Мы поехали обратно в клинику. Обратно к мертвенно-бледному телу Шона, лежавшему на узкой койке и глядевшему в потолок. Обратно к круглолицему врачу-китайцу, который смотрел на меня сквозь толстые стекла очков. Обратно к толпе, собравшейся на немощеной улочке за стеклянной дверью.
Девушки сказали, что мне следовало бы позвонить родителям – Шона и моим. Администратор подняла глаза от страхового договора Шона и положила руку на трубку телефона.
– Как вы будете платить за звонки? Наличные?
Я понятия не имела, который был час в Калифорнии. В доме моих родителей включился автоответчик. Я оставила бессвязное сообщение:
– Я в порядке. Но Шон мертв… Его ужалила медуза… Мы думаем, что у него произошла аллергическая реакция… Я в клинике. Не знаю, столько еще здесь пробуду…
Мы с Шоном оба путешествовали без сотовых, поэтому я оставила номер телефона клиники.
Единственным номером телефона, как-то связанным с Шоном, был номер его родителей в Мельбурне, записанный на информационной странице его паспорта. Я предпочла бы вначале позвонить его старшему брату или кому-то из друзей. И снова одна из девушек накрыла мою руку ладонью. Они советовали мне подумать, что я скажу, перед тем как набрать номер. Но если бы я стала думать о его родителях – Ките и Одри, живущих в том самом скромном одноэтажном домике, в котором вырос Кит, и которые, вероятно, давно спали, уж точно ни о чем таком не подозревая, – я бы никогда не решилась сделать этот звонок.
– Я не могу сказать ничего такого, отчего это стало бы менее болезненным. Шон – их любимец. Младший.
Ответила мать Шона. Разговор вышел ужасный, мучительный и короткий.
– Я же просила его быть осторожнее, – рыдала она.
– Я понимаю.
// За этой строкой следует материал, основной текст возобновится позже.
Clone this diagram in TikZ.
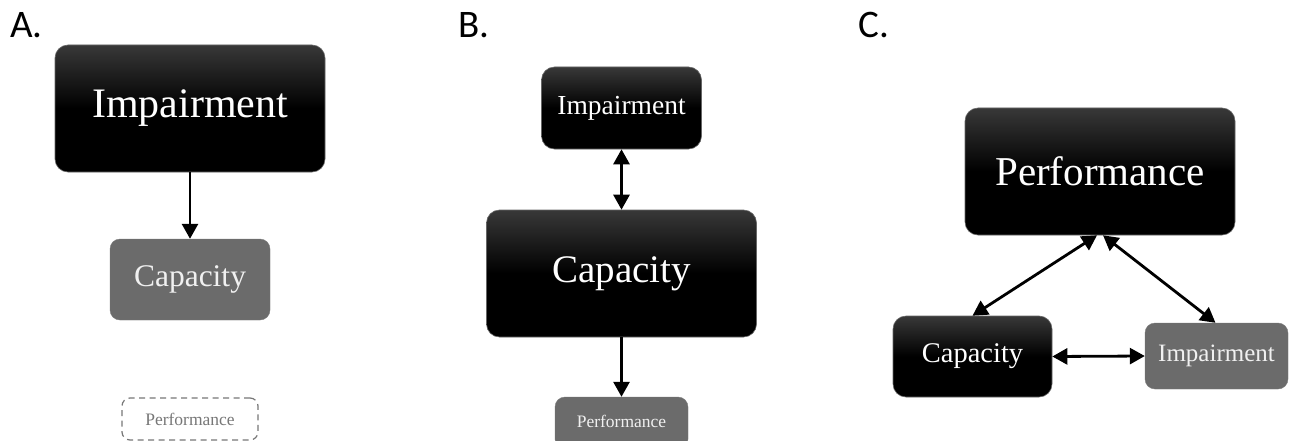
\documentclass[tikz,border=0pt]{standalone}
\usepackage{fontspec}
\setmainfont{Liberation Serif}
\newfontfamily\labfont{Carlito}
\usetikzlibrary{arrows.meta,calc}
\definecolor{boxgray}{HTML}{6B6B6B}
\definecolor{txtgray}{HTML}{777777}
\tikzset{
  darkbox/.style={rounded corners=13pt, top color=black!78, bottom color=black, middle color=black, shading angle=0, draw=black!60, line width=0.6pt, text=white, inner sep=0pt},
  graybox/.style={rounded corners=10pt, fill=boxgray, draw=boxgray!90, text=white!94!black, inner sep=0pt},
  dashbox/.style={rounded corners=8pt, draw=txtgray, dashed, dash pattern=on 6pt off 4.5pt, line width=1.2pt, text=txtgray, inner sep=0pt},
  conn/.style={line width=2.8pt, -{Triangle[width=16pt,length=15pt]}},
  biconn/.style={line width=2.8pt, {Triangle[width=16pt,length=15pt]}-{Triangle[width=16pt,length=15pt]}},
  panel/.style={anchor=base west, font=\labfont\fontsize{39}{42}\selectfont, inner sep=0pt},
  fs/.style={font=\fontsize{#1}{#1}\selectfont}
}
\begin{document}
\begin{tikzpicture}[x=1pt,y=-1pt]
\clip (0,0) rectangle (1289,441);
\fill[white] (0,0) rectangle (1289,441);
% labels
\node[panel] (la) at (10,38) {A.};
\node[panel] (lb) at (458,38) {B.};
\node[panel] (lc) at (858,38) {C.};
% Panel A
\node[darkbox, minimum width=270pt, minimum height=127pt, fs=42] (aimp) at (190,108.5) {\raisebox{-3pt}{Impairment}};
\node[graybox, minimum width=160pt, minimum height=81pt, fs=31.5] (acap) at (190,279.5) {Capacity};
\node[dashbox, minimum width=136pt, minimum height=42pt, fs=17.5] (aperf) at (190,419) {Performance};
\draw[conn] (aimp.south) -- (acap.north);
% Panel B
\node[darkbox, minimum width=160pt, minimum height=82pt, fs=27.5] (bimp) at (621.5,108) {Impairment};
\node[darkbox, minimum width=270pt, minimum height=127pt, fs=39] (bcap) at (621.5,273.5) {\raisebox{-2pt}{Capacity}};
\node[graybox, minimum width=133pt, minimum height=52pt, fs=17.5, text depth=0pt] (bperf) at (621.5,423) {\raisebox{3pt}{Performance}};
\draw[biconn] (bimp.south) -- (bcap.north);
\draw[conn] (bcap.south) -- (bperf.north);
% Panel C
\node[darkbox, minimum width=270pt, minimum height=127pt, fs=41] (cperf) at (1100,171.5) {Performance};
\node[darkbox, minimum width=159pt, minimum height=81pt, fs=28.5] (ccap) at (972.5,356.5) {Capacity};
\node[graybox, minimum width=143pt, minimum height=66pt, fs=25] (cimp) at (1216.5,356) {Impairment};
\coordinate (cl) at ($(cperf.south)+(-3,0)$);
\coordinate (cr) at ($(cperf.south)+(3,0)$);
\draw[biconn] (cl) -- (ccap.north);
\draw[biconn] (cr) -- ($(cimp.north)+(-1,0)$);
\draw[biconn] (ccap.east) -- (cimp.west);
\end{tikzpicture}
\end{document}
Мне очень жаль.
– Я совершенно одна. Мне нужно идти, – и она отключилась.
Стены клиники начали вращаться вокруг меня, втягивая в головокружительный водоворот указаний и распоряжений, исходивших от разных людей у стойки администратора. Мы должны увезти Шона, и как можно скорее, отвезти в храм, чтобы сохранить тело в холоде, это единственное место на острове, это необходимо сделать сейчас же, уже поздно, нет, мы не можем подождать здесь звонка от моих родителей, нет, мы должны уехать сейчас…
И снова его тело погрузили в грузовик. И снова я ехала впереди вместе с девушками. На этот раз никто не пытался дышать за Шона в кузове.
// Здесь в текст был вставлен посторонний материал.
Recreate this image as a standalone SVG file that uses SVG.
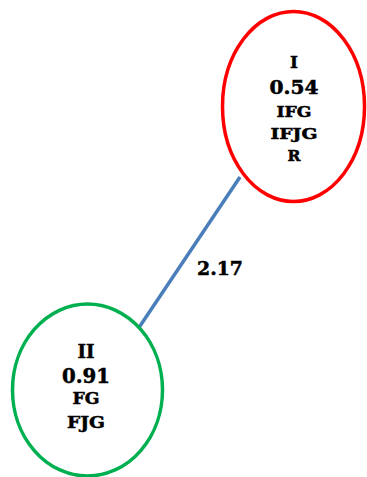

Потом мы с девушками пили холодный черный кофе у храма. Долго-долго ждали ключ. И наконец позволили телу Шона – бледному, окостенелому, полуобнаженному телу – соскользнуть с накрахмаленной белой простыни в затейливо украшенный, ярко расписанный гроб со стеклянной крышкой. От его основания тянулся толстый черный шнур. Кто-то воткнул штепсель в розетку, крохотный вентилятор пробудился к жизни и начал дуть на Шона холодным воздухом.